▶ **Provided material**:
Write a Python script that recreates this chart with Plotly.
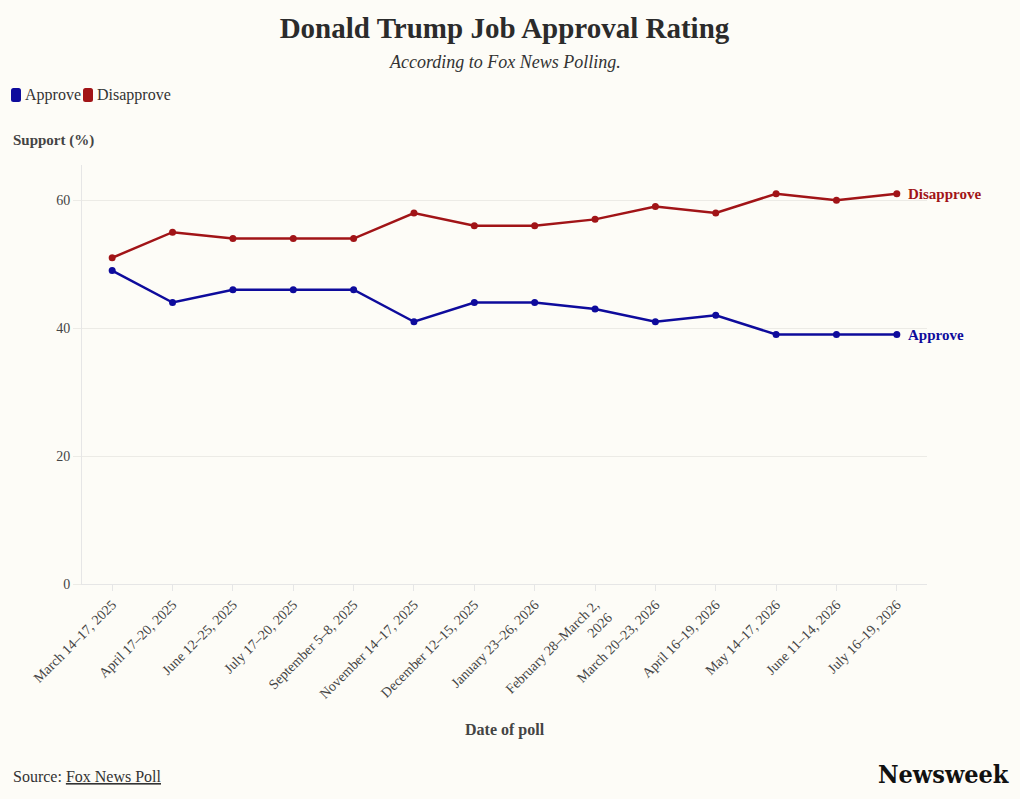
import plotly.graph_objects as go

dates = [
    "March 14–17, 2025", "April 17–20, 2025", "June 12–25, 2025", "July 17–20, 2025",
    "September 5–8, 2025", "November 14–17, 2025", "December 12–15, 2025",
    "January 23–26, 2026", "February 28–March 2,<br>2026", "March 20–23, 2026",
    "April 16–19, 2026", "May 14–17, 2026", "June 11–14, 2026", "July 16–19, 2026",
]
approve = [49, 44, 46, 46, 46, 41, 44, 44, 43, 41, 42, 39, 39, 39]
disapprove = [51, 55, 54, 54, 54, 58, 56, 56, 57, 59, 58, 61, 60, 61]
y_ticks = [0, 20, 40, 60]

BLUE = "#0e0b9c"
RED = "#a11417"
BG = "#fdfcf7"
FONT = "Liberation Serif"

L, T, PW, PH = 82, 165, 845, 419


def px(x):
    return (x - L) / PW


def py(y):
    return 1 - (y - T) / PH


fig = go.Figure()
for name, vals, col in [("Approve", approve, BLUE), ("Disapprove", disapprove, RED)]:
    fig.add_trace(go.Scatter(
        x=dates, y=vals, mode="lines+markers", name=name,
        line=dict(color=col, width=2.5), marker=dict(color=col, size=7),
        showlegend=False, hovertemplate="%{y}%<extra>" + name + "</extra>",
    ))
    fig.add_annotation(
        x=dates[-1], y=vals[-1], text="<b>" + name + "</b>", showarrow=False,
        xanchor="left", xshift=9, font=dict(family=FONT, size=15, color=col),
    )

# legend (custom)
for name, col, x0 in [("Approve", BLUE, 11), ("Disapprove", RED, 83)]:
    x1 = x0 + 10
    y0, y1 = 88, 102
    r = 2.5
    path = (f"M {px(x0 + r)} {py(y0)} L {px(x1 - r)} {py(y0)} Q {px(x1)} {py(y0)} {px(x1)} {py(y0 + r)} "
            f"L {px(x1)} {py(y1 - r)} Q {px(x1)} {py(y1)} {px(x1 - r)} {py(y1)} "
            f"L {px(x0 + r)} {py(y1)} Q {px(x0)} {py(y1)} {px(x0)} {py(y1 - r)} "
            f"L {px(x0)} {py(y0 + r)} Q {px(x0)} {py(y0)} {px(x0 + r)} {py(y0)} Z")
    fig.add_shape(type="path", path=path, xref="paper", yref="paper",
                  fillcolor=col, line=dict(width=0))
    fig.add_annotation(
        text=name, xref="paper", yref="paper", x=px(x1 + 1.5), y=py(95),
        xanchor="left", yanchor="middle", showarrow=False,
        font=dict(family=FONT, size=16, color="#333"),
    )

fig.update_layout(
    width=1020, height=799,
    paper_bgcolor=BG, plot_bgcolor=BG,
    margin=dict(l=L, r=1020 - L - PW, t=T, b=799 - T - PH),
    font=dict(family=FONT, color="#444"),
    title=dict(
        text="<b>Donald Trump Job Approval Rating</b>",
        x=0.5, xref="paper", xanchor="center", y=0.965, yanchor="middle",
        font=dict(family=FONT, size=29, color="#2b2b2b"),
    ),
    showlegend=False,
    xaxis=dict(
        type="category", range=[-0.5, 13.5], tickangle=-45, automargin=False,
        showgrid=False, showline=True, linecolor="#e6e6e6", linewidth=1,
        ticks="outside", ticklen=6, tickcolor="#e6e6e6",
        tickfont=dict(family=FONT, size=14, color="#444"),
    ),
    yaxis=dict(
        range=[0, 65.5], tickvals=y_ticks, showgrid=True, gridcolor="#ecebe6",
        showline=True, linecolor="#e6e6e6", zeroline=False, automargin=False,
        ticks="outside", ticklen=8, tickcolor="#ecebe6",
        tickfont=dict(family=FONT, size=14, color="#444"),
    ),
)

fig.add_annotation(
    text="<i>According to Fox News Polling.</i>", xref="paper", yref="paper",
    x=0.5, y=py(62), xanchor="center", yanchor="middle", showarrow=False,
    font=dict(family=FONT, size=18, color="#333"),
)
fig.add_annotation(
    text="<b>Support (%)</b>", xref="paper", yref="paper",
    x=px(11), y=py(140), xanchor="left", yanchor="middle", showarrow=False,
    font=dict(family=FONT, size=15, color="#444"),
)
fig.add_annotation(
    text="<b>Date of poll</b>", xref="paper", yref="paper",
    x=px(505), y=py(730), xanchor="center", yanchor="middle", showarrow=False,
    font=dict(family=FONT, size=16, color="#444"),
)
fig.add_annotation(
    text="Source: <u>Fox News Poll</u>", xref="paper", yref="paper",
    x=px(11), y=py(776), xanchor="left", yanchor="middle", showarrow=False,
    font=dict(family=FONT, size=16, color="#333"),
)
fig.add_annotation(
    text="<b>Newsweek</b>", xref="paper", yref="paper",
    x=px(1011), y=py(774), xanchor="right", yanchor="middle", showarrow=False,
    font=dict(family="DejaVu Serif Condensed", size=25, color="#111"),
)

fig.write_html("out.html")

▶ **Set problem**:
Reproduce the data word for word, excluding its pictures.

▶ **Exercise result**:
Write a Python script that recreates this chart with Plotly.
import plotly.graph_objects as go

dates = [
    "March 14–17, 2025", "April 17–20, 2025", "June 12–25, 2025", "July 17–20, 2025",
    "September 5–8, 2025", "November 14–17, 2025", "December 12–15, 2025",
    "January 23–26, 2026", "February 28–March 2,<br>2026", "March 20–23, 2026",
    "April 16–19, 2026", "May 14–17, 2026", "June 11–14, 2026", "July 16–19, 2026",
]
approve = [49, 44, 46, 46, 46, 41, 44, 44, 43, 41, 42, 39, 39, 39]
disapprove = [51, 55, 54, 54, 54, 58, 56, 56, 57, 59, 58, 61, 60, 61]
y_ticks = [0, 20, 40, 60]

BLUE = "#0e0b9c"
RED = "#a11417"
BG = "#fdfcf7"
FONT = "Liberation Serif"

L, T, PW, PH = 82, 165, 845, 419


def px(x):
    return (x - L) / PW


def py(y):
    return 1 - (y - T) / PH


fig = go.Figure()
for name, vals, col in [("Approve", approve, BLUE), ("Disapprove", disapprove, RED)]:
    fig.add_trace(go.Scatter(
        x=dates, y=vals, mode="lines+markers", name=name,
        line=dict(color=col, width=2.5), marker=dict(color=col, size=7),
        showlegend=False, hovertemplate="%{y}%<extra>" + name + "</extra>",
    ))
    fig.add_annotation(
        x=dates[-1], y=vals[-1], text="<b>" + name + "</b>", showarrow=False,
        xanchor="left", xshift=9, font=dict(family=FONT, size=15, color=col),
    )

# legend (custom)
for name, col, x0 in [("Approve", BLUE, 11), ("Disapprove", RED, 83)]:
    x1 = x0 + 10
    y0, y1 = 88, 102
    r = 2.5
    path = (f"M {px(x0 + r)} {py(y0)} L {px(x1 - r)} {py(y0)} Q {px(x1)} {py(y0)} {px(x1)} {py(y0 + r)} "
            f"L {px(x1)} {py(y1 - r)} Q {px(x1)} {py(y1)} {px(x1 - r)} {py(y1)} "
            f"L {px(x0 + r)} {py(y1)} Q {px(x0)} {py(y1)} {px(x0)} {py(y1 - r)} "
            f"L {px(x0)} {py(y0 + r)} Q {px(x0)} {py(y0)} {px(x0 + r)} {py(y0)} Z")
    fig.add_shape(type="path", path=path, xref="paper", yref="paper",
                  fillcolor=col, line=dict(width=0))
    fig.add_annotation(
        text=name, xref="paper", yref="paper", x=px(x1 + 1.5), y=py(95),
        xanchor="left", yanchor="middle", showarrow=False,
        font=dict(family=FONT, size=16, color="#333"),
    )

fig.update_layout(
    width=1020, height=799,
    paper_bgcolor=BG, plot_bgcolor=BG,
    margin=dict(l=L, r=1020 - L - PW, t=T, b=799 - T - PH),
    font=dict(family=FONT, color="#444"),
    title=dict(
        text="<b>Donald Trump Job Approval Rating</b>",
        x=0.5, xref="paper", xanchor="center", y=0.965, yanchor="middle",
        font=dict(family=FONT, size=29, color="#2b2b2b"),
    ),
    showlegend=False,
    xaxis=dict(
        type="category", range=[-0.5, 13.5], tickangle=-45, automargin=False,
        showgrid=False, showline=True, linecolor="#e6e6e6", linewidth=1,
        ticks="outside", ticklen=6, tickcolor="#e6e6e6",
        tickfont=dict(family=FONT, size=14, color="#444"),
    ),
    yaxis=dict(
        range=[0, 65.5], tickvals=y_ticks, showgrid=True, gridcolor="#ecebe6",
        showline=True, linecolor="#e6e6e6", zeroline=False, automargin=False,
        ticks="outside", ticklen=8, tickcolor="#ecebe6",
        tickfont=dict(family=FONT, size=14, color="#444"),
    ),
)

fig.add_annotation(
    text="<i>According to Fox News Polling.</i>", xref="paper", yref="paper",
    x=0.5, y=py(62), xanchor="center", yanchor="middle", showarrow=False,
    font=dict(family=FONT, size=18, color="#333"),
)
fig.add_annotation(
    text="<b>Support (%)</b>", xref="paper", yref="paper",
    x=px(11), y=py(140), xanchor="left", yanchor="middle", showarrow=False,
    font=dict(family=FONT, size=15, color="#444"),
)
fig.add_annotation(
    text="<b>Date of poll</b>", xref="paper", yref="paper",
    x=px(505), y=py(730), xanchor="center", yanchor="middle", showarrow=False,
    font=dict(family=FONT, size=16, color="#444"),
)
fig.add_annotation(
    text="Source: <u>Fox News Poll</u>", xref="paper", yref="paper",
    x=px(11), y=py(776), xanchor="left", yanchor="middle", showarrow=False,
    font=dict(family=FONT, size=16, color="#333"),
)
fig.add_annotation(
    text="<b>Newsweek</b>", xref="paper", yref="paper",
    x=px(1011), y=py(774), xanchor="right", yanchor="middle", showarrow=False,
    font=dict(family="DejaVu Serif Condensed", size=25, color="#111"),
)

fig.write_html("out.html")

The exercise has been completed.